У госпожи Строс он спрашивал совета по поводу лисьих мехов, которые хотел якобы купить для одной девушки; однако лисы оказались вымышленными, а девушка — Альбертиной из романа. Порой он спешно отправлял ночного гонца, так как его внезапные желания узнать что-либо требовалось удовлетворить немедля. Уже в то время, когда он переводил Рескина, его друзья Иетманы рассказывали, как однажды вечером к ним позвонили. То оказался лакей Пруста, заявивший, как ни в чем ни бывало: «Господин Пруст послал меня спросить у месье и мадам, что стало с сердцем Шелли».
К каждому специалисту он обращался за консультациями: к Рейнальдо Ану насчет музыки, к Жану-Луи Водуайе насчет живописи, к семейству Доде насчет цветов. Во всем он хотел знать технические термины, «до того, что музыкант, садовник, художник или врач, читая Пруста, могут подумать, будто он целые годы посвятил музыке или цветоводству, живописи или медицине». «Мы старались как могли, — говорит Люсьен Доде, — осведомить его — не зная толком, с какой целью — по поводу сладких пирогов, которые можно найти после мессы у булочника в таком-то провинциальном городке, или же кустарников, цветущих в одно время с терновником и сиренью, или цветов, которые, не будучи гиацинтами, обладают теми же свойствами относительно внешнего вида, употребления и т. д.»
Женщин он просил просветить его насчет их собственных ухищрений.
«Вы случайно не могли бы дать мне для книги, которую я заканчиваю, несколько маленьких «портняжных» разъяснений? (Не думайте только, что в прошлый раз я вам звонил ради этого; я об этом даже не думал, а только о желании видеть вас)…»
Далее следовали настойчивые вопросы о платье, которое было надето на госпоже Грефюль на одном итальянском представлении в театре Монте-Карло, «в ложе бенуара у авансцены, довольно черное, месяца два назад» (а ответу предстояло быть использованным для наряда принцессы Германтской в Опере). Он бы хотел снова взглянуть на платья, шляпки, которые его приятельницы носили двадцать лет назад, и сердился, что они их не сохранили. «Мой дорогой Марсель, это шляпка двадцатилетней давности, у меня ее уже нет…» — «Это невозможно, мадам. Вы просто не хотите показать ее мне. Она у вас есть, а вам угодно мне перечить.

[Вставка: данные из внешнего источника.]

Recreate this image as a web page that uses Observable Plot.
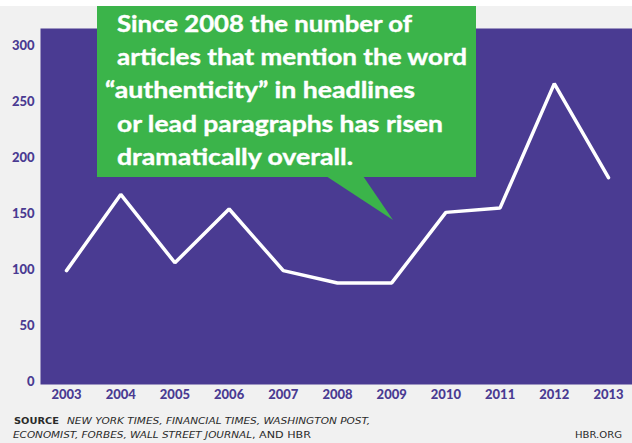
<!DOCTYPE html>
<html>
<head>
<meta charset="utf-8">
<script src="https://cdn.jsdelivr.net/npm/d3@7"></script>
<script src="https://cdn.jsdelivr.net/npm/@observablehq/plot@0.6"></script>
<style>
  body { margin: 0; background: #f1f1f1; }
  #wrap { position: relative; width: 632px; height: 443px; overflow: hidden; background: #f1f1f1; }
  #topstrip { position: absolute; left: 0; top: 0; width: 632px; height: 6px; background: #ffffff; }
  #chart { position: absolute; left: 0; top: 0; }
  #callout { position: absolute; left: 0; top: 0; }
  #caption { position: absolute; left: 0; top: 402px; }
</style>
</head>
<body>
<div id="wrap">
  <div id="topstrip"></div>
  <div id="chart"></div>
  <svg id="callout" width="632" height="230"></svg>
  <svg id="caption" width="632" height="41"></svg>
</div>
<script>
// ---- data ----
const years = [2003, 2004, 2005, 2006, 2007, 2008, 2009, 2010, 2011, 2012, 2013];
const counts = [99, 167, 106, 154, 99, 88, 88, 151, 155, 266, 182];
const yTicks = [0, 50, 100, 150, 200, 250, 300];
const calloutLines = [
  "Since 2008 the number of",
  "articles that mention the word",
  "\u201Cauthenticity\u201D in headlines",
  "or lead paragraphs has risen",
  "dramatically overall."
];
const sourceLabel = "SOURCE";
const sourceLine1 = "NEW YORK TIMES, FINANCIAL TIMES, WASHINGTON POST,";
const sourceLine2Italic = "ECONOMIST, FORBES, WALL STREET JOURNAL";
const sourceLine2Rest = ", AND HBR";
const credit = "HBR.ORG";

const purple = "#4a3b92";
const green = "#3bb44a";

const data = years.map((year, i) => ({year, count: counts[i]}));

const chart = Plot.plot({
  width: 632,
  height: 402,
  marginLeft: 40,
  marginRight: 0,
  marginTop: 28,
  marginBottom: 18,
  style: {
    background: "transparent",
    color: purple,
    fontFamily: "Lato, 'Open Sans', sans-serif",
    fontWeight: "900",
    fontSize: "13px"
  },
  x: {
    domain: [2002.52, 2013.443],
    ticks: years,
    tickFormat: d => String(d),
    tickSize: 0,
    tickPadding: 5,
    label: null
  },
  y: {
    domain: [-2.68, 315.18],
    ticks: yTicks,
    tickSize: 0,
    tickPadding: 6,
    label: null
  },
  marks: [
    Plot.frame({fill: purple, stroke: null}),
    Plot.line(data, {
      x: "year",
      y: "count",
      stroke: "white",
      strokeWidth: 3.5,
      strokeLinejoin: "miter",
      strokeLinecap: "round"
    })
  ]
});
document.getElementById("chart").appendChild(chart);

// ---- callout annotation ----
const ns = "http://www.w3.org/2000/svg";
const co = document.getElementById("callout");
function el(parent, name, attrs, text) {
  const e = document.createElementNS(ns, name);
  for (const k in attrs) e.setAttribute(k, attrs[k]);
  if (text != null) e.textContent = text;
  parent.appendChild(e);
  return e;
}
el(co, "rect", {x: 97, y: 6, width: 379, height: 171, fill: green});
el(co, "polygon", {points: "326,176 363,176 393,220", fill: green});
const lineX = [117, 117, 105, 117, 117];
const lineW = [295, 350, 310, 326, 236];
const lineY = [32, 65, 98, 132, 165];
calloutLines.forEach((t, i) => {
  el(co, "text", {
    x: lineX[i], y: lineY[i],
    fill: "white",
    stroke: "white",
    "stroke-width": 0.4,
    "font-family": "Lato, 'Open Sans', sans-serif",
    "font-weight": "700",
    "font-size": "23",
    textLength: lineW[i],
    lengthAdjust: "spacingAndGlyphs"
  }, t);
});

// ---- caption ----
const cap = document.getElementById("caption");
const capFont = {"font-family": "'DejaVu Sans', sans-serif", "font-size": "9.5", fill: "#2a2a2a"};
el(cap, "text", Object.assign({x: 14, y: 22, "font-weight": "700", textLength: 45, lengthAdjust: "spacingAndGlyphs"}, capFont), sourceLabel);
el(cap, "text", Object.assign({x: 67, y: 22, "font-style": "italic", textLength: 303, lengthAdjust: "spacingAndGlyphs"}, capFont), sourceLine1);
el(cap, "text", Object.assign({x: 13, y: 36, "font-style": "italic", textLength: 239, lengthAdjust: "spacingAndGlyphs"}, capFont), sourceLine2Italic);
el(cap, "text", Object.assign({x: 252, y: 36, textLength: 59, lengthAdjust: "spacingAndGlyphs"}, capFont), sourceLine2Rest);
el(cap, "text", Object.assign({x: 575, y: 36, textLength: 47, lengthAdjust: "spacingAndGlyphs"}, capFont), credit);
</script>
</body>
</html>
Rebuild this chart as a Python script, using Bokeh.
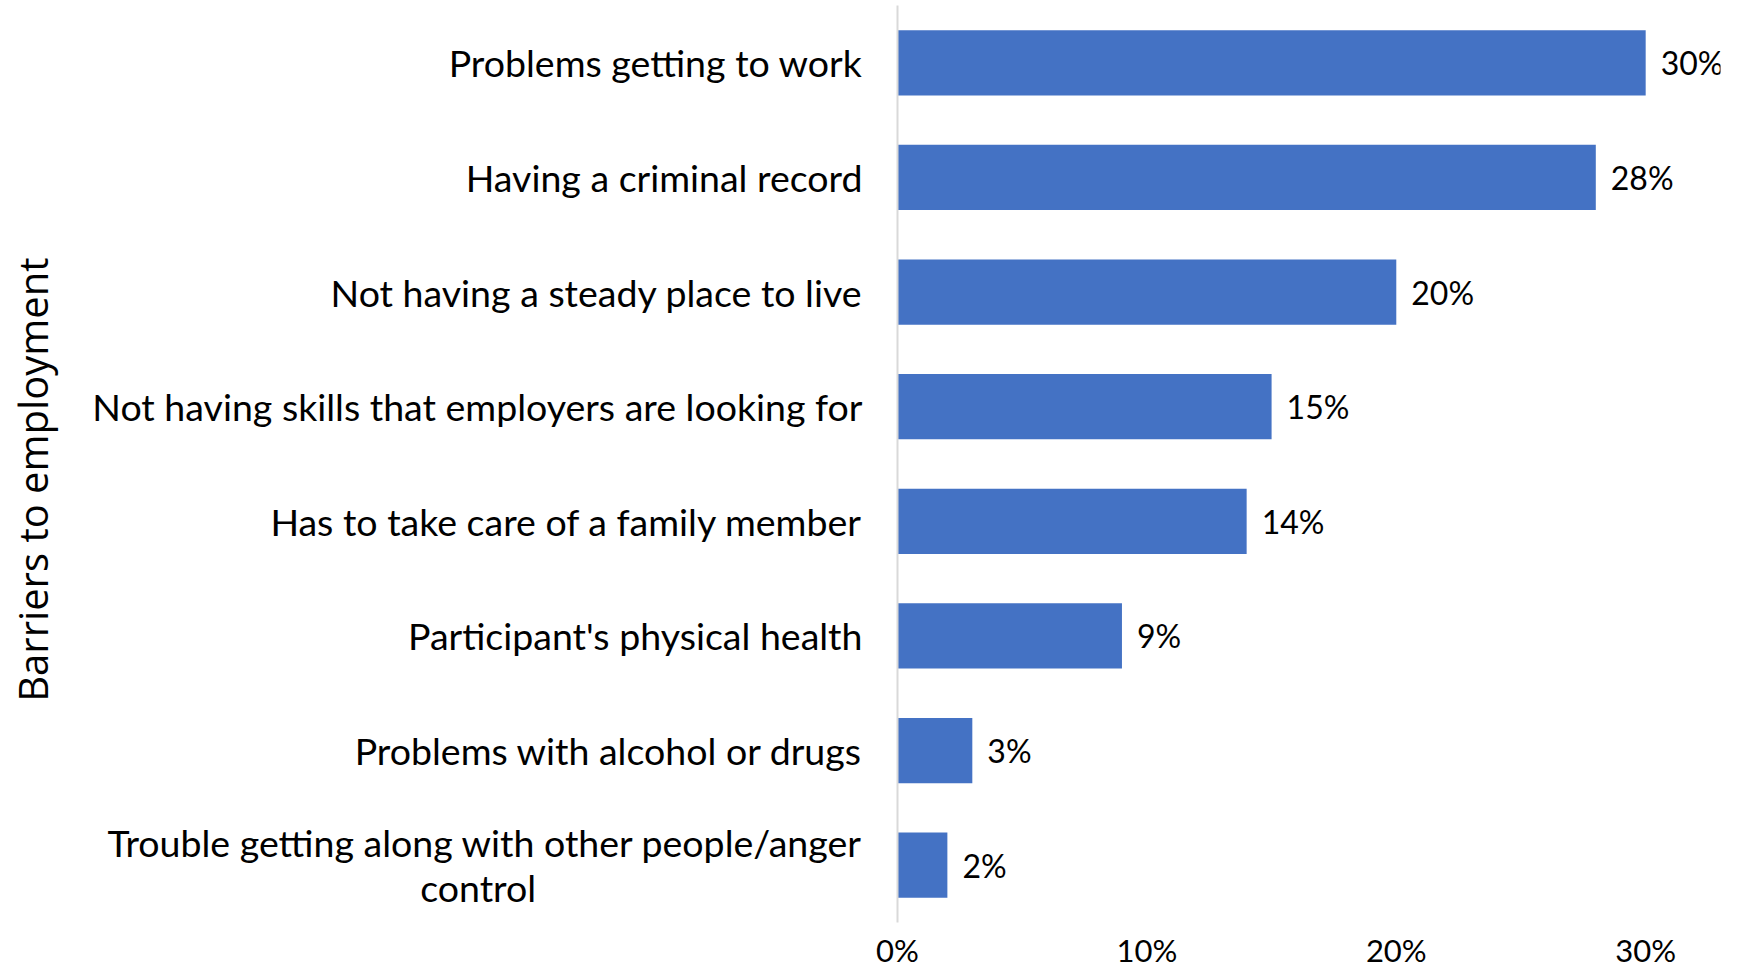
from bokeh.plotting import figure
from bokeh.models import FactorRange, ColumnDataSource, FixedTicker, NumeralTickFormatter
from bokeh.core.properties import value
from bokeh.embed import file_html
from bokeh.resources import INLINE

NBSP = "\u00a0"
categories = [
    "Problems getting to work",
    "Having a criminal record",
    "Not having a steady place to live",
    "Not having skills that employers are looking for",
    "Has to take care of a family member",
    "Participant's physical health",
    "Problems with alcohol or drugs",
    "Trouble getting along with other people/anger\ncontrol" + NBSP * 34,
]
values = [0.30, 0.28, 0.20, 0.15, 0.14, 0.09, 0.03, 0.02]
value_labels = ["30%", "28%", "20%", "15%", "14%", "9%", "3%", "2%"]
x_ticks = [0, 0.1, 0.2, 0.3]

src = ColumnDataSource(dict(cat=categories, val=values, lab=value_labels))

p = figure(
    width=1740, height=977,
    y_range=FactorRange(factors=categories[::-1], range_padding=0),
    x_range=(0, 0.33),
    output_backend="svg", toolbar_location=None,
    min_border_left=897, min_border_right=20, min_border_top=5, min_border_bottom=55,
)
p.outline_line_color = None
p.grid.grid_line_color = None
p.background_fill_color = "white"
p.border_fill_color = "white"

p.hbar(y="cat", right="val", left=0, height=0.57, source=src, color="#4472C4", line_color=None)
p.text(x="val", y="cat", text="lab", source=src, x_offset=15,
       text_baseline="middle", text_align="left", text_font=value("Lato"),
       text_font_size="32px", text_color="#000000")

xa = p.xaxis[0]
xa.ticker = FixedTicker(ticks=x_ticks)
xa.formatter = NumeralTickFormatter(format="0%")
xa.axis_line_color = None
xa.major_tick_line_color = None
xa.minor_tick_line_color = None
xa.major_tick_out = 0
xa.major_label_standoff = 8
xa.major_label_text_font = "Lato"
xa.major_label_text_font_size = "31px"
xa.major_label_text_color = "#000000"

ya = p.yaxis[0]
ya.axis_line_color = "#d9d9d9"
ya.axis_line_width = 2
ya.major_tick_line_color = None
ya.minor_tick_line_color = None
ya.major_tick_out = 0
ya.major_label_standoff = 35
ya.major_label_text_line_height = 1.0
ya.major_label_text_font = "Lato"
ya.major_label_text_font_size = "37.5px"
ya.major_label_text_color = "#000000"
ya.axis_label = "Barriers to employment" + NBSP * 3
ya.axis_label_text_font = "Open Sans"
ya.axis_label_text_font_style = "normal"
ya.axis_label_text_font_size = "40px"
ya.axis_label_text_color = "#000000"
ya.axis_label_standoff = 29

open("out.html", "w").write(file_html(p, INLINE))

Вы меня безмерно огорчаете…»[118]
Как-то вечером, в половине двенадцатого он явился к своим друзьям Кайаве, которых давно не видел. «Месье и мадам уже легли? Не могут ли они принять меня?..» Разумеется, его приняли.«— Мадам, не хотите ли доставить мне огромную радость? Я уже довольно давно не видел вашу дочь. Может, я уже больше не приду сюда… и маловероятно, что вы когда-нибудь приведете ее ко мне! Когда она повзрослеет настолько, чтобы посещать балы, я уже не смогу выходить; я очень болен. Так что я вас прошу, мадам, позвольте мне взглянуть сегодня вечером на мадемуазель Симону.
— Но, Марсель, она уже давно легла.
— Мадам, умоляю, сходите посмотреть. Если она не спит, объясните ей…»
Симона спустилась и была представлена странному визитеру. Что он искал в ней? Впечатления, которые были ему нужны, чтобы изобразить мадемуазель де Сен-Лу, дочь женщины, которую любил Рассказчик.
Ради той же погони за образами прошлого он еще предпринимал небольшие путешествия, если позволяло здоровье: «Я выезжаю порой наудачу, в основном ради того, чтобы взглянуть на боярышник или кружевные воланы трех яблонь в бальных платьях под серым небом». Когда его приступы слишком учащались, он не осмеливался даже через стекло смотреть на каштаны бульвара, и целую осень проводил, не видя ее красок. Во время «каникул» он «платонически потреблял ужасающее количество путевых справочников и зазубривал тысячу кольцевых поездок, о которых грезил между двумя часами ночи и шестью утра, лежа в шезлонге».